Strategic farming series addresses tar spot in corn

A fungal disease new to Minnesota cornfields has been observed in the southeastern part of the state. 

Tar spot in corn was first observed in the United States in 2015 in Illinois and Indiana. Its range is increasing steadily in Minnesota. Yield loss from tar spot does not occur every year but can be more than 30 bushels per acre when severe. 

Dean Malvick, University of Minnesota Extension plant pathologist, has predicted and planned for tar spot’s introduction to Minnesota since then, working with his counterparts in Illinois and Indiana who have directly witnessed the disease’s effects. These relationships, in addition to his own ongoing research, have helped him answer questions on how best to predict, identify and manage tar spot. 

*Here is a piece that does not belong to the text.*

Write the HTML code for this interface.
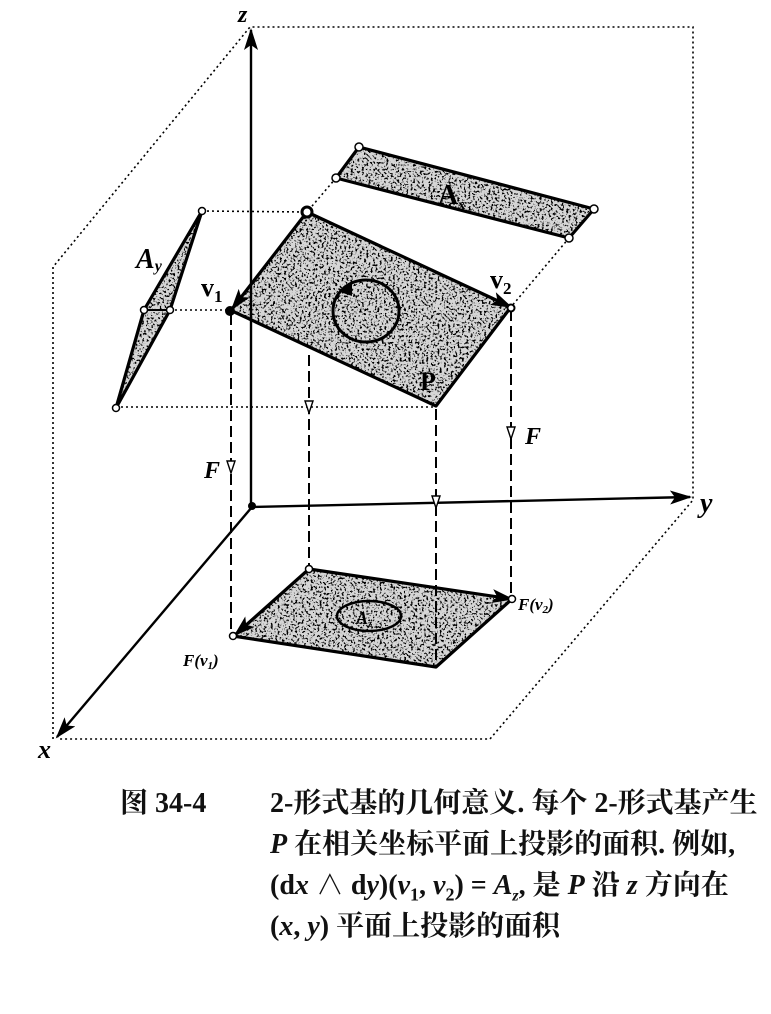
<!DOCTYPE html>
<html><head><meta charset="utf-8"><style>
html,body{margin:0;padding:0;background:#fff;width:771px;height:1014px;overflow:hidden}
svg{position:absolute;left:0;top:0}
.cap{position:absolute;font-family:"Liberation Serif","Noto Serif CJK SC",serif;font-weight:bold;font-size:28px;color:#111;line-height:41px;white-space:nowrap}
.it{font-style:italic}
</style></head><body>
<svg width="771" height="1014" viewBox="0 0 771 1014">
<defs>
<filter id="tx" x="0" y="0" width="100%" height="100%" filterUnits="objectBoundingBox">
<feTurbulence type="fractalNoise" baseFrequency="0.45" numOctaves="2" seed="3" result="n"/>
<feColorMatrix in="n" type="matrix" values="0 0 0 0 0  0 0 0 0 0  0 0 0 0 0  -9 0 0 0 4.3" result="a"/>
<feFlood flood-color="#d6d6d6" result="bg"/>
<feComposite in="SourceGraphic" in2="a" operator="in" result="dk"/>
<feMerge><feMergeNode in="bg"/><feMergeNode in="dk"/></feMerge>
</filter>
<marker id="ab" markerWidth="22" markerHeight="14" refX="20" refY="7" orient="auto" markerUnits="userSpaceOnUse"><path d="M0,0 L22,7 L0,14 L5,7z" fill="#000"/></marker>
<clipPath id="cP"><polygon points="307,212 511,307 436,406 230,310"/></clipPath>
<clipPath id="cX"><polygon points="359,147 594,209 569,238 336,178"/></clipPath>
<clipPath id="cY"><polygon points="202,211 170,310 116,408 144,310"/></clipPath>
<clipPath id="cZ"><polygon points="309,569 512,599 436,667 233,636"/></clipPath>
</defs>
<g fill="none" stroke="#000" stroke-width="1.6" stroke-dasharray="2,3">
<polyline points="53,739 53,267 250,27 693,27 693,500 490,739 58,739"/>
<line x1="202" y1="211" x2="307" y2="212"/>
<line x1="170" y1="310" x2="230" y2="310"/>
<line x1="116" y1="407" x2="436" y2="407"/>
<line x1="336" y1="178" x2="307" y2="212"/>
<line x1="569" y1="238" x2="511" y2="307"/>
</g>
<g clip-path="url(#cP)"><rect x="225" y="205" width="290" height="206" fill="#000" filter="url(#tx)"/></g>
<g clip-path="url(#cX)"><rect x="330" y="140" width="270" height="104" fill="#000" filter="url(#tx)"/></g>
<g clip-path="url(#cY)"><rect x="110" y="205" width="96" height="208" fill="#000" filter="url(#tx)"/></g>
<g clip-path="url(#cZ)"><rect x="228" y="562" width="290" height="110" fill="#000" filter="url(#tx)"/></g>
<line x1="251" y1="506" x2="251" y2="30" stroke="#000" stroke-width="2.4" marker-end="url(#ab)"/>
<line x1="252" y1="507" x2="690" y2="497" stroke="#000" stroke-width="2.4" marker-end="url(#ab)"/>
<line x1="252" y1="507" x2="57" y2="737" stroke="#000" stroke-width="2.4" marker-end="url(#ab)"/>
<circle cx="252" cy="506" r="4" fill="#000"/>
<g stroke="#000" stroke-width="2" stroke-dasharray="11,5" fill="none">
<line x1="231" y1="314" x2="231" y2="633"/>
<line x1="309" y1="355" x2="309" y2="567"/>
<line x1="436" y1="409" x2="436" y2="665"/>
<line x1="511" y1="310" x2="511" y2="597"/>
</g>
<g fill="#fff" stroke="#000" stroke-width="1.4">
<path d="M305,401 L313,401 L309,413z"/>
<path d="M227,461 L235,461 L231,473z"/>
<path d="M507,427 L515,427 L511,439z"/>
<path d="M432,496 L440,496 L436,508z"/>
</g>
<g fill="none" stroke="#000" stroke-width="3.2" stroke-linejoin="round">
<polyline points="230,310 436,406 511,307"/>
<line x1="307" y1="212" x2="511" y2="307" marker-end="url(#ab)"/>
<line x1="307" y1="212" x2="232" y2="309" marker-end="url(#ab)"/>
<polygon points="359,147 594,209 569,238 336,178"/>
<polygon points="202,211 170,310 116,408 144,310"/>
<polyline points="233,636 436,667 512,599"/>
<line x1="309" y1="569" x2="512" y2="599" marker-end="url(#ab)"/>
<line x1="309" y1="569" x2="235" y2="635" marker-end="url(#ab)"/>
<line x1="144" y1="310" x2="170" y2="310" stroke-width="2"/>
</g>
<ellipse cx="366" cy="311" rx="33" ry="31" fill="none" stroke="#000" stroke-width="3"/>
<path d="M340,292 L352,282 L352,296z" fill="#000"/>
<ellipse cx="369" cy="616" rx="32" ry="15" fill="none" stroke="#000" stroke-width="2.5"/>
<g fill="#fff" stroke="#000" stroke-width="1.5">
<circle cx="307" cy="212" r="5" stroke-width="3"/>
<circle cx="359" cy="147" r="4"/><circle cx="594" cy="209" r="4"/><circle cx="569" cy="238" r="4"/><circle cx="336" cy="178" r="4"/>
<circle cx="202" cy="211" r="3.5"/><circle cx="144" cy="310" r="3.5"/><circle cx="170" cy="310" r="3.5"/><circle cx="116" cy="408" r="3.5"/>
<circle cx="309" cy="569" r="3.5"/><circle cx="512" cy="599" r="3.5"/><circle cx="233" cy="636" r="3.5"/>
<circle cx="511" cy="308" r="3.5" stroke-width="2"/>
</g>
<circle cx="230" cy="311" r="5" fill="#000"/>
<g font-family="Liberation Serif,serif" font-weight="bold" font-style="italic" fill="#000">
<text x="238" y="22" font-size="24">z</text>
<text x="700" y="512" font-size="28">y</text>
<text x="38" y="758" font-size="26">x</text>
<text x="201" y="296" font-size="26" font-style="normal">v<tspan font-size="17" dy="6">1</tspan></text>
<text x="490" y="288" font-size="26" font-style="normal">v<tspan font-size="17" dy="6">2</tspan></text>
<text x="420" y="390" font-size="26" font-style="normal">P</text>
<text x="438" y="204" font-size="28" font-style="normal">A<tspan font-size="14" dy="5">x</tspan></text>
<text x="136" y="268" font-size="28">A<tspan font-size="16" dy="3">y</tspan></text>
<text x="204" y="478" font-size="24">F</text>
<text x="525" y="444" font-size="24">F</text>
<text x="356" y="624" font-size="18">A<tspan font-size="10" dy="3">z</tspan></text>
<text x="183" y="666" font-size="17">F(v<tspan font-size="11" dy="3">1</tspan><tspan dy="-3">)</tspan></text>
<text x="518" y="610" font-size="17">F(v<tspan font-size="11" dy="3">2</tspan><tspan dy="-3">)</tspan></text>
</g>
</svg>
<div class="cap" style="left:120px;top:783px">图 34-4</div>
<div class="cap" style="left:270px;top:783px">2-形式基的几何意义. 每个 2-形式基产生</div>
<div class="cap" style="left:270px;top:824px"><span class="it">P</span> 在相关坐标平面上投影的面积. 例如,</div>
<div class="cap" style="left:270px;top:865px">(d<span class="it">x</span> ∧ d<span class="it">y</span>)(<span class="it">v</span><sub style="font-size:18px">1</sub>, <span class="it">v</span><sub style="font-size:18px">2</sub>) = <span class="it">A<sub style="font-size:16px">z</sub></span>, 是 <span class="it">P</span> 沿 <span class="it">z</span> 方向在</div>
<div class="cap" style="left:270px;top:906px">(<span class="it">x</span>, <span class="it">y</span>) 平面上投影的面积</div>
</body></html>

Dean Malvick, U of M Extension plant pathologist

Black raised spots that resemble small droplets of tar give tar spot its common name. All corn growth stages are susceptible to infection by Phyllachora maydis, the fungus that causes tar spot. 

“Symptoms so far haven’t been observed until the middle of the growing season, in July or later,” says Malvick. “But it is also very likely that the fungus is in many more corn fields in Minnesota than we are aware of right now.” 

The fungus survives the cold Minnesota winter in debris from previously infected crops and is thought to be spread by wind. 

Malvick and an expert from Illinois delivered a webinar on tar spot this spring in Extension’s "Strategic Farming: Let’s talk crops" series.